Exercise task:
Write the data below out exactly as it stands. Do not include the pictures.
----- Dataset extract
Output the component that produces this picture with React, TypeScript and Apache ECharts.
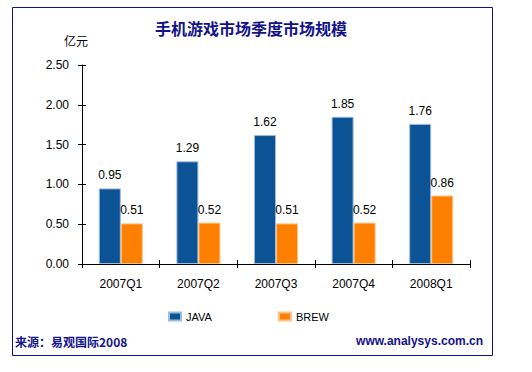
import React, { useEffect, useRef } from "react";
import * as echarts from "echarts";

const categories = ["2007Q1", "2007Q2", "2007Q3", "2007Q4", "2008Q1"];
const javaValues = [0.95, 1.29, 1.62, 1.85, 1.76];
const brewValues = [0.51, 0.52, 0.51, 0.52, 0.86];
const seriesNames = ["JAVA", "BREW"];
const titleText = "手机游戏市场季度市场规模";
const unitText = "亿元";
const sourceText = "来源：易观国际2008";
const siteText = "www.analysys.com.cn";

const LATIN = "'Liberation Sans', Arial, sans-serif";
const CJK = "'Noto Sans CJK SC', 'Liberation Sans', sans-serif";
const NAVY = "#12128A";

export default function App() {
  const ref = useRef<HTMLDivElement>(null);
  useEffect(() => {
    document.body.style.margin = "0";
    const chart = echarts.init(ref.current!, undefined, { renderer: "svg" });
    const yBase = {
      type: "value" as const,
      min: 0,
      max: 2.5,
      interval: 0.5,
      splitLine: { show: false },
    };
    chart.setOption({
      animation: false,
      backgroundColor: "#ffffff",
      textStyle: { fontFamily: LATIN },
      grid: { left: 82, right: 62, top: 65, bottom: 108, containLabel: false },
      legend: {
        data: seriesNames,
        left: 163,
        top: 306,
        itemWidth: 12,
        itemHeight: 8,
        itemGap: 66,
        icon: "rect",
        textStyle: { fontSize: 11, color: "#000", fontFamily: LATIN },
      },
      xAxis: [
        {
          type: "category",
          data: categories,
          axisLine: { lineStyle: { color: "#000", width: 1 } },
          axisTick: { show: true, length: 4, lineStyle: { color: "#000" } },
          axisLabel: { color: "#000", fontSize: 12, margin: 14, fontFamily: LATIN },
        },
        {
          type: "category",
          data: categories,
          position: "bottom",
          axisLine: { show: false },
          axisTick: { show: true, inside: true, length: 4, lineStyle: { color: "#000" } },
          axisLabel: { show: false },
        },
      ],
      yAxis: [
        {
          ...yBase,
          axisLine: { show: true, lineStyle: { color: "#000", width: 1 } },
          axisTick: { show: true, length: 4, lineStyle: { color: "#000" } },
          axisLabel: {
            color: "#000",
            fontSize: 12,
            margin: 13,
            fontFamily: LATIN,
            formatter: (v: number) => v.toFixed(2),
          },
        },
        {
          ...yBase,
          position: "left",
          axisLine: { show: false },
          axisTick: { show: true, inside: true, length: 4, lineStyle: { color: "#000" } },
          axisLabel: { show: false },
        },
      ],
      series: [
        {
          name: seriesNames[0],
          type: "bar",
          data: javaValues,
          barWidth: 22,
          barGap: "0%",
          itemStyle: { color: "#0B5394", borderColor: "#9DBCDC", borderWidth: 1 },
          label: {
            show: true,
            position: "top",
            distance: 7,
            color: "#000",
            fontSize: 12,
            fontFamily: LATIN,
            formatter: (p: any) => p.value.toFixed(2),
          },
        },
        {
          name: seriesNames[1],
          type: "bar",
          data: brewValues,
          barWidth: 22,
          itemStyle: { color: "#FF8000", borderColor: "#FFC285", borderWidth: 1 },
          label: {
            show: true,
            position: "top",
            distance: 7,
            color: "#000",
            fontSize: 12,
            fontFamily: LATIN,
            formatter: (p: any) => p.value.toFixed(2),
          },
        },
      ],
      graphic: [
        {
          type: "rect",
          shape: { x: 12.5, y: 7.5, width: 480, height: 348 },
          style: { fill: "none", stroke: NAVY, lineWidth: 1 },
          silent: true,
        },
        {
          type: "text",
          x: 251,
          y: 28,
          style: {
            text: titleText,
            fill: NAVY,
            font: `bold 16px ${CJK}`,
            textAlign: "center",
            textVerticalAlign: "middle",
          },
        },
        {
          type: "text",
          x: 76,
          y: 40,
          style: {
            text: unitText,
            fill: "#000",
            font: `12px ${CJK}`,
            textAlign: "center",
            textVerticalAlign: "middle",
          },
        },
        {
          type: "text",
          x: 15,
          y: 341,
          style: {
            text: sourceText,
            fill: NAVY,
            font: `bold 12px ${CJK}`,
            textAlign: "left",
            textVerticalAlign: "middle",
          },
        },
        {
          type: "text",
          x: 483,
          y: 341,
          style: {
            text: siteText,
            fill: NAVY,
            font: `bold 12px ${LATIN}`,
            textAlign: "right",
            textVerticalAlign: "middle",
          },
        },
      ],
    });
    return () => chart.dispose();
  }, []);
  return <div ref={ref} style={{ width: 532, height: 372 }} />;
}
----------
Answer for this exercise:
Output the component that produces this picture with React, TypeScript and Apache ECharts.
import React, { useEffect, useRef } from "react";
import * as echarts from "echarts";

const categories = ["2007Q1", "2007Q2", "2007Q3", "2007Q4", "2008Q1"];
const javaValues = [0.95, 1.29, 1.62, 1.85, 1.76];
const brewValues = [0.51, 0.52, 0.51, 0.52, 0.86];
const seriesNames = ["JAVA", "BREW"];
const titleText = "手机游戏市场季度市场规模";
const unitText = "亿元";
const sourceText = "来源：易观国际2008";
const siteText = "www.analysys.com.cn";

const LATIN = "'Liberation Sans', Arial, sans-serif";
const CJK = "'Noto Sans CJK SC', 'Liberation Sans', sans-serif";
const NAVY = "#12128A";

export default function App() {
  const ref = useRef<HTMLDivElement>(null);
  useEffect(() => {
    document.body.style.margin = "0";
    const chart = echarts.init(ref.current!, undefined, { renderer: "svg" });
    const yBase = {
      type: "value" as const,
      min: 0,
      max: 2.5,
      interval: 0.5,
      splitLine: { show: false },
    };
    chart.setOption({
      animation: false,
      backgroundColor: "#ffffff",
      textStyle: { fontFamily: LATIN },
      grid: { left: 82, right: 62, top: 65, bottom: 108, containLabel: false },
      legend: {
        data: seriesNames,
        left: 163,
        top: 306,
        itemWidth: 12,
        itemHeight: 8,
        itemGap: 66,
        icon: "rect",
        textStyle: { fontSize: 11, color: "#000", fontFamily: LATIN },
      },
      xAxis: [
        {
          type: "category",
          data: categories,
          axisLine: { lineStyle: { color: "#000", width: 1 } },
          axisTick: { show: true, length: 4, lineStyle: { color: "#000" } },
          axisLabel: { color: "#000", fontSize: 12, margin: 14, fontFamily: LATIN },
        },
        {
          type: "category",
          data: categories,
          position: "bottom",
          axisLine: { show: false },
          axisTick: { show: true, inside: true, length: 4, lineStyle: { color: "#000" } },
          axisLabel: { show: false },
        },
      ],
      yAxis: [
        {
          ...yBase,
          axisLine: { show: true, lineStyle: { color: "#000", width: 1 } },
          axisTick: { show: true, length: 4, lineStyle: { color: "#000" } },
          axisLabel: {
            color: "#000",
            fontSize: 12,
            margin: 13,
            fontFamily: LATIN,
            formatter: (v: number) => v.toFixed(2),
          },
        },
        {
          ...yBase,
          position: "left",
          axisLine: { show: false },
          axisTick: { show: true, inside: true, length: 4, lineStyle: { color: "#000" } },
          axisLabel: { show: false },
        },
      ],
      series: [
        {
          name: seriesNames[0],
          type: "bar",
          data: javaValues,
          barWidth: 22,
          barGap: "0%",
          itemStyle: { color: "#0B5394", borderColor: "#9DBCDC", borderWidth: 1 },
          label: {
            show: true,
            position: "top",
            distance: 7,
            color: "#000",
            fontSize: 12,
            fontFamily: LATIN,
            formatter: (p: any) => p.value.toFixed(2),
          },
        },
        {
          name: seriesNames[1],
          type: "bar",
          data: brewValues,
          barWidth: 22,
          itemStyle: { color: "#FF8000", borderColor: "#FFC285", borderWidth: 1 },
          label: {
            show: true,
            position: "top",
            distance: 7,
            color: "#000",
            fontSize: 12,
            fontFamily: LATIN,
            formatter: (p: any) => p.value.toFixed(2),
          },
        },
      ],
      graphic: [
        {
          type: "rect",
          shape: { x: 12.5, y: 7.5, width: 480, height: 348 },
          style: { fill: "none", stroke: NAVY, lineWidth: 1 },
          silent: true,
        },
        {
          type: "text",
          x: 251,
          y: 28,
          style: {
            text: titleText,
            fill: NAVY,
            font: `bold 16px ${CJK}`,
            textAlign: "center",
            textVerticalAlign: "middle",
          },
        },
        {
          type: "text",
          x: 76,
          y: 40,
          style: {
            text: unitText,
            fill: "#000",
            font: `12px ${CJK}`,
            textAlign: "center",
            textVerticalAlign: "middle",
          },
        },
        {
          type: "text",
          x: 15,
          y: 341,
          style: {
            text: sourceText,
            fill: NAVY,
            font: `bold 12px ${CJK}`,
            textAlign: "left",
            textVerticalAlign: "middle",
          },
        },
        {
          type: "text",
          x: 483,
          y: 341,
          style: {
            text: siteText,
            fill: NAVY,
            font: `bold 12px ${LATIN}`,
            textAlign: "right",
            textVerticalAlign: "middle",
          },
        },
      ],
    });
    return () => chart.dispose();
  }, []);
  return <div ref={ref} style={{ width: 532, height: 372 }} />;
}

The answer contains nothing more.